И вот на глазах у нас Чумандрин стал изменяться. Уже одно то, что мы увидели его лицо, прежде всегда насупленное, смеющимся, изменило наше представление о нем. Оказалось, что природа весьма щедро наградила его благодатным чувством юмора. Медленно, но упорно, как весенний лед, таяли его сектантские пролеткультовские представления о литературе. Прежде всего выяснилось, что он просто не читал всего того, что так ненавидел. Стенич прочел ему наизусть “Медного всадника” – и потряс. Чумандрин стал запойно читать Льва Толстого и чем больше читал его, тем лучше относился к современным писателям, жившим тогда в Ленинграде, – к Чапыгину, к Шишкову, к Форш, к Федину, к Слонимскому, к Козакову, к Никитину, к Зощенко. В Зощенко он просто влюбился, – здесь тоже сыграла роль его чувствительность к юмору. На наших писательских собраниях он стал говорить о Зощенко не только уважительно, но даже как-то робко. В “попутчиках”, которых он так упорно громил и разоблачал, он вдруг увидел своих товарищей, единомышленников и стал деятельно сотрудничать с ними.
Чумандрин был умный, сложный, искренний человек, созданный революцией и воинственно преданный ей. Это резко отличало его от той толпы невежественных, завистливых и нечистоплотных карьеристов, которыми был переполнен РАПП. Мне он был симпатичен с самого начала, даже в то время, когда его нетерпимость делала невозможным никакое общение с ним. Ко мне же он долго относился с резкой враждебностью. В этой враждебности не было ничего личного, она только отражала его враждебность к моему отцу. С рапповской точки зрения двадцатых годов, мой отец, – также, как Алексей Толстой, как Эренбург, – был писатель буржуазный, которого нужно вытеснить из литературы. А меня Чумандрин долго не отделял от моего отца. Был в Ленинграде молодой беллетрист по имени Николай Мамин, и Чумандрин как-то сказал, что в молодой ленинградской литературе есть два Коли – Коля Мамин и Коля Папин. Меня это рассмешило, а не рассердило; досадно было другое – Чумандрин становился все более влиятельной фигурой в ленинградских журналах и издательствах, и всюду, где мог, резал мои рукописи. Такое положение, очень для меня трудное, продолжалось несколько лет. Личных отношений между нами не было никаких – при встречах мы еле кланялись друг другу.
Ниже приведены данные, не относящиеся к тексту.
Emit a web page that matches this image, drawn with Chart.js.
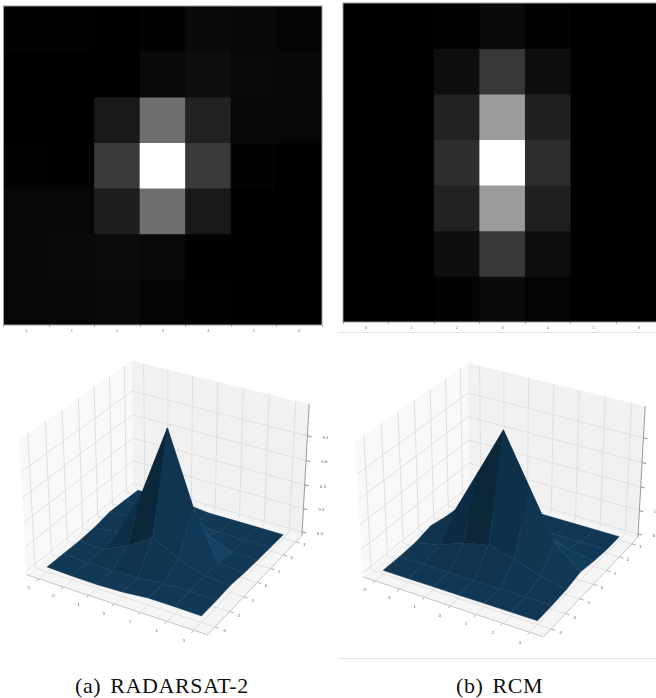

Вся эта неприязнь кончилась внезапно, и самым неожиданным образом. Я был на спектакле в Александринке и встретился там с Чумандриным. Во время спектакля мы, как обычно, не разговаривали, но, когда спектакль кончился, он вдруг подошел ко мне в вестибюле. Мне показалось, что он что-то хочет сказать, и я остановился. Но он ничего не сказал, и мы вместе вышли на площадь. Была темная ночь начала октября.
Внезапно он предложил:
– Давайте, побежим вокруг Екатерининского сквера: кто быстрей?
И сразу побежал. Я побежал тоже. Мы с ним были ровесники, одного роста, но он был толще, шире и, вероятно, сильнее. Однако бегал я все-таки лучше его и первым прибежал к двери театра.
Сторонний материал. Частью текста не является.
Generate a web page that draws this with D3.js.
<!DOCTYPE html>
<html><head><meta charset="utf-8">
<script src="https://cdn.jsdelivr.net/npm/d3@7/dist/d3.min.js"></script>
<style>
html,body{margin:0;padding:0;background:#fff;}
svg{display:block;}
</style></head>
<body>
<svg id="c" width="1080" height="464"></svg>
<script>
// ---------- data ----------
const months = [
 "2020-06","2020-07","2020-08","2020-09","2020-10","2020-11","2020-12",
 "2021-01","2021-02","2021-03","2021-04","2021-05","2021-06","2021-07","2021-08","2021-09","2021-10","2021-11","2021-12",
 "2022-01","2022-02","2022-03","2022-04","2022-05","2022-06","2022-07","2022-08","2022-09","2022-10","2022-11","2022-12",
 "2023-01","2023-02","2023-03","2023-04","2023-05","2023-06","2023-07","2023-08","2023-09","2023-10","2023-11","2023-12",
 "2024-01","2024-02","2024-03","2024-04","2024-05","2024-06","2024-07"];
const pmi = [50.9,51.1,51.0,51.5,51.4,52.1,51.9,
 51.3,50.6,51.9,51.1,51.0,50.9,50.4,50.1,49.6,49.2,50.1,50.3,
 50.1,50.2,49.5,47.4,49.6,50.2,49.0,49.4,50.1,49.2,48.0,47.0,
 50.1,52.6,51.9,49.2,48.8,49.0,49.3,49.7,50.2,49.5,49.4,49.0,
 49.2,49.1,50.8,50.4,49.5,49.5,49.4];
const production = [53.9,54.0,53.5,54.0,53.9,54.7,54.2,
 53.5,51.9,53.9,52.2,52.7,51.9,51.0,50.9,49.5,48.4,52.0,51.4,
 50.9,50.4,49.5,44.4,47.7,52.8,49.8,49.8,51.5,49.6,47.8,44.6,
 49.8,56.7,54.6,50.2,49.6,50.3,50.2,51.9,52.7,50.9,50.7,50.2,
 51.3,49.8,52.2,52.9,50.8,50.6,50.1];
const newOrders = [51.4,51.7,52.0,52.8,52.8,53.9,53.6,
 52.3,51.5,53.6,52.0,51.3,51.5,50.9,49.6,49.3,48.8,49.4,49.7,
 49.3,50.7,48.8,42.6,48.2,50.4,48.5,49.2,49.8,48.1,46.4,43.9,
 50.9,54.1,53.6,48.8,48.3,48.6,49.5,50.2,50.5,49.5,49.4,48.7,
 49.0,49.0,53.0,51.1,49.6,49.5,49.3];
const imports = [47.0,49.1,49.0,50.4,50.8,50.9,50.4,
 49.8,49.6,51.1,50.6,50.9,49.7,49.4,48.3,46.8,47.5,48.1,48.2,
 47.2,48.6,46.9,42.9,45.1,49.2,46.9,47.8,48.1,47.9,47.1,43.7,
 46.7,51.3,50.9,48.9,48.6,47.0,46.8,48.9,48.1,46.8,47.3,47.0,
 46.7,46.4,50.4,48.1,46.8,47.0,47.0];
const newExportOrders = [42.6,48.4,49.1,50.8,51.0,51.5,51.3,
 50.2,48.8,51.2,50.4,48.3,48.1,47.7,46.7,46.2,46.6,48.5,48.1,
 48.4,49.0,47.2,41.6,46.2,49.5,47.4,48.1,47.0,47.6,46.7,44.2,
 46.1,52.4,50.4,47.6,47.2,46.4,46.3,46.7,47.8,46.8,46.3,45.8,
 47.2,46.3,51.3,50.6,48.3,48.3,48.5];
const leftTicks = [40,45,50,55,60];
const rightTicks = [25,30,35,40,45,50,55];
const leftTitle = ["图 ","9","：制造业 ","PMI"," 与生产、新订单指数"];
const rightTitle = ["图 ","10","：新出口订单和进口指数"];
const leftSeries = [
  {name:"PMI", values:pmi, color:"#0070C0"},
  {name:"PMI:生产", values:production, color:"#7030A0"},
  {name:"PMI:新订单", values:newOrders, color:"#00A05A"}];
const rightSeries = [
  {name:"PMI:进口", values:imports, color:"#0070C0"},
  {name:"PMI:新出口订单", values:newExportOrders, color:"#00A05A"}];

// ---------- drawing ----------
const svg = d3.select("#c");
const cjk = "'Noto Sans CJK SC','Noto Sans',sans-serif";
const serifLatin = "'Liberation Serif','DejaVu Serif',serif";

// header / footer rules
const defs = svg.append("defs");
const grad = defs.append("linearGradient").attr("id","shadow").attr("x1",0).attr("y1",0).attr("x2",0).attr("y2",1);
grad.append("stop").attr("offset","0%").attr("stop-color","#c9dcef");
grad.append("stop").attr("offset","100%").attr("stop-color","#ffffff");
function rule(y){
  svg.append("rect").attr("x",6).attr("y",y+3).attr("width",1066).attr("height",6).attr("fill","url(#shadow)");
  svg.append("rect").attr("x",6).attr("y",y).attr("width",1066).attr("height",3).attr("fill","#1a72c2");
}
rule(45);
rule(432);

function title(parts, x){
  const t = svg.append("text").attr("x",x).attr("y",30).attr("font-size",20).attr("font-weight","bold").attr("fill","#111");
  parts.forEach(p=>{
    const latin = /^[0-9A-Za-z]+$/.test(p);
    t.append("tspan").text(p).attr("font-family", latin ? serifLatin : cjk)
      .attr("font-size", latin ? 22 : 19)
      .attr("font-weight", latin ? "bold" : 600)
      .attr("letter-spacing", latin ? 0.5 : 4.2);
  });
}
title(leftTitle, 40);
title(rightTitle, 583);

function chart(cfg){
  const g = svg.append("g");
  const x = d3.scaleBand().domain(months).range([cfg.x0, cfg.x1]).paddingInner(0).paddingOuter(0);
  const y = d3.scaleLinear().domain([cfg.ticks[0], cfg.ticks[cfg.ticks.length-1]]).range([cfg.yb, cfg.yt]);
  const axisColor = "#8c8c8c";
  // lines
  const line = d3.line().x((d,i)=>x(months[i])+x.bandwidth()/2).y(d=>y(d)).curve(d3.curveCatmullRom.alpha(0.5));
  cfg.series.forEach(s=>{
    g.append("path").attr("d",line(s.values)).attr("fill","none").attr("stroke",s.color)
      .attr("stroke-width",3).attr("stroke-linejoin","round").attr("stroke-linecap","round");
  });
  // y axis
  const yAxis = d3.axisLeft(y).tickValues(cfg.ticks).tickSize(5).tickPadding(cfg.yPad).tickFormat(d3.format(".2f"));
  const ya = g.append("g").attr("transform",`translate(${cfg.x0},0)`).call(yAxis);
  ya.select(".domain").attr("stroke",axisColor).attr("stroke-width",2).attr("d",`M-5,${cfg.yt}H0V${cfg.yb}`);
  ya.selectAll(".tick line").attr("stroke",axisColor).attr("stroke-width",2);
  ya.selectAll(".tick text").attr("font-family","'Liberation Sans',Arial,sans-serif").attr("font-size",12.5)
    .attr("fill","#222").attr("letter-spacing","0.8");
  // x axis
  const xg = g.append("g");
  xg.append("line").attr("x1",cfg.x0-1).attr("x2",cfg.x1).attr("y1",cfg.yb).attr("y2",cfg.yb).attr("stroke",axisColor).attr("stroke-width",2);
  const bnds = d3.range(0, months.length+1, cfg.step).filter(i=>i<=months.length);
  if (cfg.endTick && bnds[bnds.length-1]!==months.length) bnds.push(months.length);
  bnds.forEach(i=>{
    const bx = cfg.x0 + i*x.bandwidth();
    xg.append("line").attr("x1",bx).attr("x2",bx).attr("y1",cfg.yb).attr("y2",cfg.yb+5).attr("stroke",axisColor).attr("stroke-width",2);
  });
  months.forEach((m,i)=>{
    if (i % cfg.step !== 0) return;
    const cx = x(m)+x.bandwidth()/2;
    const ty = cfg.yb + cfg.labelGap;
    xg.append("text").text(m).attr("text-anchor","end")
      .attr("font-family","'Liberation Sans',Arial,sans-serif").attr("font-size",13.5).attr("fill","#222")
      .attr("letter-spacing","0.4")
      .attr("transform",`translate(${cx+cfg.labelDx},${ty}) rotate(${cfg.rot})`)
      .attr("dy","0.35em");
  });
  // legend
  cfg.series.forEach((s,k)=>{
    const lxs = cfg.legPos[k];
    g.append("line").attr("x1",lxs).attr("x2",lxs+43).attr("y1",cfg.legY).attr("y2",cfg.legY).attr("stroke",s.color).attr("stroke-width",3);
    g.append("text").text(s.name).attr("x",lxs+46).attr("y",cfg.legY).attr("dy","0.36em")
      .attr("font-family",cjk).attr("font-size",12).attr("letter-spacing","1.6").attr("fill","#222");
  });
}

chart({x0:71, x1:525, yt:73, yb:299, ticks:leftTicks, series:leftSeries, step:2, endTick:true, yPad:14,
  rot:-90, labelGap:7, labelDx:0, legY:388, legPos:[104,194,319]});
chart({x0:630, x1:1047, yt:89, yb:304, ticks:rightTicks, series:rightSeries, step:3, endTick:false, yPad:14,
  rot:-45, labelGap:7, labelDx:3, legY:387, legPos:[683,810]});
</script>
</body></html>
Он не дал мне передохнуть.
– Еще круг! – сказал он властно.
И мы опять побежали. Я бежал и чувствовал за спиной его дыхание. Он задыхался, и я чувствовал, как ему, толстяку, трудно бежать. И все же я его опередил всего на несколько шагов. У театральных дверей он, не останавливаясь, скомандовал:
– Еще!
“Действительно, бешеный огурец”, – подумал я. Третий круг ему дался еще труднее. Я тоже уже начал уставать. Но его упорное стремление во что бы то ни стало прибежать первым подстегивало и меня. Я и в третий раз пришел первым. Когда мы остановились, он от одышки не мог сказать ни слова. Так, не сказав ни слова, мы разошлись.
Но с тех пор отношения наши резко изменились. Я стал постоянно чувствовать его доброжелательство. Впрочем, по-настоящему мы с ним так никогда и не сблизились, но виною этого был скорее я, чем он».
С каждым годом отношения между писателями становились всё теплее, а жизнь Чумандрина – сложнее.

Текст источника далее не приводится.